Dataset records
[Start]
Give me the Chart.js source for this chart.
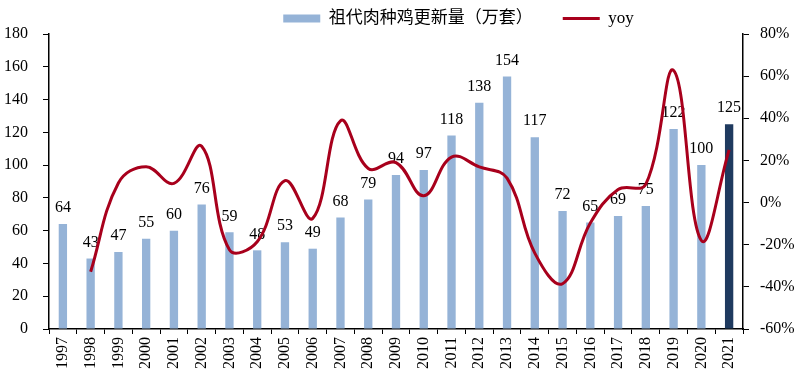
<!DOCTYPE html>
<html>
<head>
<meta charset="utf-8">
<script src="https://cdn.jsdelivr.net/npm/chart.js@4/dist/chart.umd.min.js"></script>
<style>
  html, body { margin: 0; background: #fff; }
  #wrap { width: 800px; height: 379px; }
</style>
</head>
<body>
<div id="wrap"><canvas id="chart"></canvas></div>
<script>
const years = ["1997", "1998", "1999", "2000", "2001", "2002", "2003", "2004", "2005",
    "2006", "2007", "2008", "2009", "2010", "2011", "2012", "2013", "2014", "2015",
    "2016", "2017", "2018", "2019", "2020", "2021"];

// 祖代肉种鸡更新量（万套）
const updates = [64, 43, 47, 55, 60, 76, 59, 48, 53, 49, 68, 79, 94, 97, 118, 138,
    154, 117, 72, 65, 69, 75, 122, 100, 125];

// yoy, %
const yoy = [null, -32.8, 9.3, 17.0, 9.1, 26.7, -22.4, -18.6, 10.4, -7.5, 38.8, 16.2,
    19.0, 3.2, 21.6, 16.9, 11.6, -24.0, -38.5, -9.7, 6.2, 8.7, 62.7, -18.0, 25.0];

const leftTicks = [0, 20, 40, 60, 80, 100, 120, 140, 160, 180];
const rightTicks = [-60, -40, -20, 0, 20, 40, 60, 80];

const serif = "'Liberation Serif', 'Noto Sans CJK SC', serif";
const barColors = years.map(y => y === "2021" ? "#1F3A5F" : "#95B3D7");

// value labels above the bars, drawn before the line so the line sits on top
const barLabels = {
    id: "barLabels",
    afterDatasetDraw(chart, args) {
        if (args.index !== 0) return;
        const ctx = chart.ctx;
        ctx.save();
        ctx.font = "16px " + serif;
        ctx.fillStyle = "#000";
        ctx.textAlign = "center";
        ctx.textBaseline = "bottom";
        args.meta.data.forEach((bar, i) => {
            ctx.fillText(updates[i], bar.x, bar.y - 8);
        });
        ctx.restore();
    }
};

// nudge the legend like the original
const legendShift = {
    id: "legendShift",
    afterLayout(chart) {
        chart.legend.left += 117;
        chart.legend.top += 3;
    }
};

new Chart(document.getElementById("chart"), {
    data: {
        labels: years,
        datasets: [{
            type: "bar",
            label: "祖代肉种鸡更新量（万套）",
            data: updates,
            backgroundColor: barColors,
            borderWidth: 0,
            barPercentage: 0.3,
            categoryPercentage: 1,
            yAxisID: "y",
            order: 2
        }, {
            type: "line",
            label: "yoy",
            data: yoy,
            borderColor: "#A8001C",
            backgroundColor: "#A8001C",
            borderWidth: 3,
            tension: 0.4,
            pointRadius: 0,
            yAxisID: "y1",
            order: 1
        }]
    },
    options: {
        responsive: true,
        maintainAspectRatio: false,
        animation: false,
        layout: {
            padding: { top: -23, left: 0, right: 0, bottom: 0 }
        },
        plugins: {
            tooltip: { enabled: false },
            legend: {
                position: "top",
                labels: {
                    usePointStyle: true,
                    pointStyleWidth: 37,
                    boxHeight: 8,
                    padding: 30,
                    color: "#000",
                    font: { family: serif, size: 17 },
                    generateLabels(chart) {
                        const items = Chart.defaults.plugins.legend.labels.generateLabels(chart);
                        items.sort((a, b) => a.datasetIndex - b.datasetIndex);
                        items[0].pointStyle = "rect";
                        items[0].lineWidth = 0;
                        items[0].fillStyle = "#95B3D7";
                        items[1].pointStyle = "line";
                        items[1].strokeStyle = "#A8001C";
                        items[1].lineWidth = 3;
                        return items;
                    }
                }
            }
        },
        scales: {
            x: {
                grid: {
                    display: true,
                    drawOnChartArea: false,
                    drawTicks: true,
                    tickLength: 5,
                    color: "#000"
                },
                border: { display: true, color: "#000", width: 1.5 },
                ticks: {
                    maxRotation: 90,
                    minRotation: 90,
                    autoSkip: false,
                    padding: 3,
                    color: "#000",
                    font: { family: serif, size: 16 }
                },
                afterFit(scale) { scale.height = 50; }
            },
            y: {
                position: "left",
                min: 0,
                max: 180,
                afterBuildTicks(scale) {
                    scale.ticks = leftTicks.map(v => ({ value: v }));
                },
                grid: {
                    display: true,
                    drawOnChartArea: false,
                    drawTicks: true,
                    tickLength: 6,
                    color: "#000"
                },
                border: { display: true, color: "#000", width: 1.5 },
                ticks: {
                    padding: 15,
                    color: "#000",
                    font: { family: serif, size: 16 }
                },
                afterFit(scale) { scale.width = 49; }
            },
            y1: {
                position: "right",
                min: -60,
                max: 80,
                afterBuildTicks(scale) {
                    scale.ticks = rightTicks.map(v => ({ value: v }));
                },
                grid: {
                    display: true,
                    drawOnChartArea: false,
                    drawTicks: true,
                    tickLength: 6,
                    color: "#000"
                },
                border: { display: true, color: "#000", width: 1.5 },
                ticks: {
                    padding: 11,
                    color: "#000",
                    font: { family: serif, size: 16 },
                    callback: v => v + "%"
                },
                afterFit(scale) { scale.width = 57; }
            }
        }
    },
    plugins: [barLabels, legendShift]
});
</script>
</body>
</html>
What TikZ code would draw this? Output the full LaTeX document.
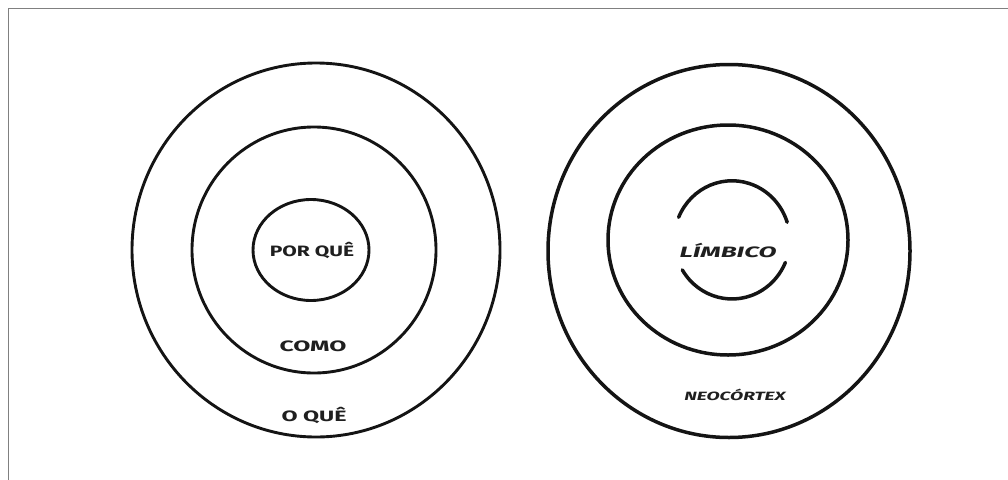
[End]
Omit the pictures, then quote the rest of the material above exactly.

> [TASK OUTPUT]
Give me the Chart.js source for this chart.
<!DOCTYPE html>
<html>
<head>
<meta charset="utf-8">
<script src="https://cdn.jsdelivr.net/npm/chart.js@4/dist/chart.umd.min.js"></script>
<style>
  html, body { margin: 0; background: #fff; }
  #wrap { width: 800px; height: 379px; }
</style>
</head>
<body>
<div id="wrap"><canvas id="chart"></canvas></div>
<script>
const years = ["1997", "1998", "1999", "2000", "2001", "2002", "2003", "2004", "2005",
    "2006", "2007", "2008", "2009", "2010", "2011", "2012", "2013", "2014", "2015",
    "2016", "2017", "2018", "2019", "2020", "2021"];

// 祖代肉种鸡更新量（万套）
const updates = [64, 43, 47, 55, 60, 76, 59, 48, 53, 49, 68, 79, 94, 97, 118, 138,
    154, 117, 72, 65, 69, 75, 122, 100, 125];

// yoy, %
const yoy = [null, -32.8, 9.3, 17.0, 9.1, 26.7, -22.4, -18.6, 10.4, -7.5, 38.8, 16.2,
    19.0, 3.2, 21.6, 16.9, 11.6, -24.0, -38.5, -9.7, 6.2, 8.7, 62.7, -18.0, 25.0];

const leftTicks = [0, 20, 40, 60, 80, 100, 120, 140, 160, 180];
const rightTicks = [-60, -40, -20, 0, 20, 40, 60, 80];

const serif = "'Liberation Serif', 'Noto Sans CJK SC', serif";
const barColors = years.map(y => y === "2021" ? "#1F3A5F" : "#95B3D7");

// value labels above the bars, drawn before the line so the line sits on top
const barLabels = {
    id: "barLabels",
    afterDatasetDraw(chart, args) {
        if (args.index !== 0) return;
        const ctx = chart.ctx;
        ctx.save();
        ctx.font = "16px " + serif;
        ctx.fillStyle = "#000";
        ctx.textAlign = "center";
        ctx.textBaseline = "bottom";
        args.meta.data.forEach((bar, i) => {
            ctx.fillText(updates[i], bar.x, bar.y - 8);
        });
        ctx.restore();
    }
};

// nudge the legend like the original
const legendShift = {
    id: "legendShift",
    afterLayout(chart) {
        chart.legend.left += 117;
        chart.legend.top += 3;
    }
};

new Chart(document.getElementById("chart"), {
    data: {
        labels: years,
        datasets: [{
            type: "bar",
            label: "祖代肉种鸡更新量（万套）",
            data: updates,
            backgroundColor: barColors,
            borderWidth: 0,
            barPercentage: 0.3,
            categoryPercentage: 1,
            yAxisID: "y",
            order: 2
        }, {
            type: "line",
            label: "yoy",
            data: yoy,
            borderColor: "#A8001C",
            backgroundColor: "#A8001C",
            borderWidth: 3,
            tension: 0.4,
            pointRadius: 0,
            yAxisID: "y1",
            order: 1
        }]
    },
    options: {
        responsive: true,
        maintainAspectRatio: false,
        animation: false,
        layout: {
            padding: { top: -23, left: 0, right: 0, bottom: 0 }
        },
        plugins: {
            tooltip: { enabled: false },
            legend: {
                position: "top",
                labels: {
                    usePointStyle: true,
                    pointStyleWidth: 37,
                    boxHeight: 8,
                    padding: 30,
                    color: "#000",
                    font: { family: serif, size: 17 },
                    generateLabels(chart) {
                        const items = Chart.defaults.plugins.legend.labels.generateLabels(chart);
                        items.sort((a, b) => a.datasetIndex - b.datasetIndex);
                        items[0].pointStyle = "rect";
                        items[0].lineWidth = 0;
                        items[0].fillStyle = "#95B3D7";
                        items[1].pointStyle = "line";
                        items[1].strokeStyle = "#A8001C";
                        items[1].lineWidth = 3;
                        return items;
                    }
                }
            }
        },
        scales: {
            x: {
                grid: {
                    display: true,
                    drawOnChartArea: false,
                    drawTicks: true,
                    tickLength: 5,
                    color: "#000"
                },
                border: { display: true, color: "#000", width: 1.5 },
                ticks: {
                    maxRotation: 90,
                    minRotation: 90,
                    autoSkip: false,
                    padding: 3,
                    color: "#000",
                    font: { family: serif, size: 16 }
                },
                afterFit(scale) { scale.height = 50; }
            },
            y: {
                position: "left",
                min: 0,
                max: 180,
                afterBuildTicks(scale) {
                    scale.ticks = leftTicks.map(v => ({ value: v }));
                },
                grid: {
                    display: true,
                    drawOnChartArea: false,
                    drawTicks: true,
                    tickLength: 6,
                    color: "#000"
                },
                border: { display: true, color: "#000", width: 1.5 },
                ticks: {
                    padding: 15,
                    color: "#000",
                    font: { family: serif, size: 16 }
                },
                afterFit(scale) { scale.width = 49; }
            },
            y1: {
                position: "right",
                min: -60,
                max: 80,
                afterBuildTicks(scale) {
                    scale.ticks = rightTicks.map(v => ({ value: v }));
                },
                grid: {
                    display: true,
                    drawOnChartArea: false,
                    drawTicks: true,
                    tickLength: 6,
                    color: "#000"
                },
                border: { display: true, color: "#000", width: 1.5 },
                ticks: {
                    padding: 11,
                    color: "#000",
                    font: { family: serif, size: 16 },
                    callback: v => v + "%"
                },
                afterFit(scale) { scale.width = 57; }
            }
        }
    },
    plugins: [barLabels, legendShift]
});
</script>
</body>
</html>
What TikZ code would draw this? Output the full LaTeX document.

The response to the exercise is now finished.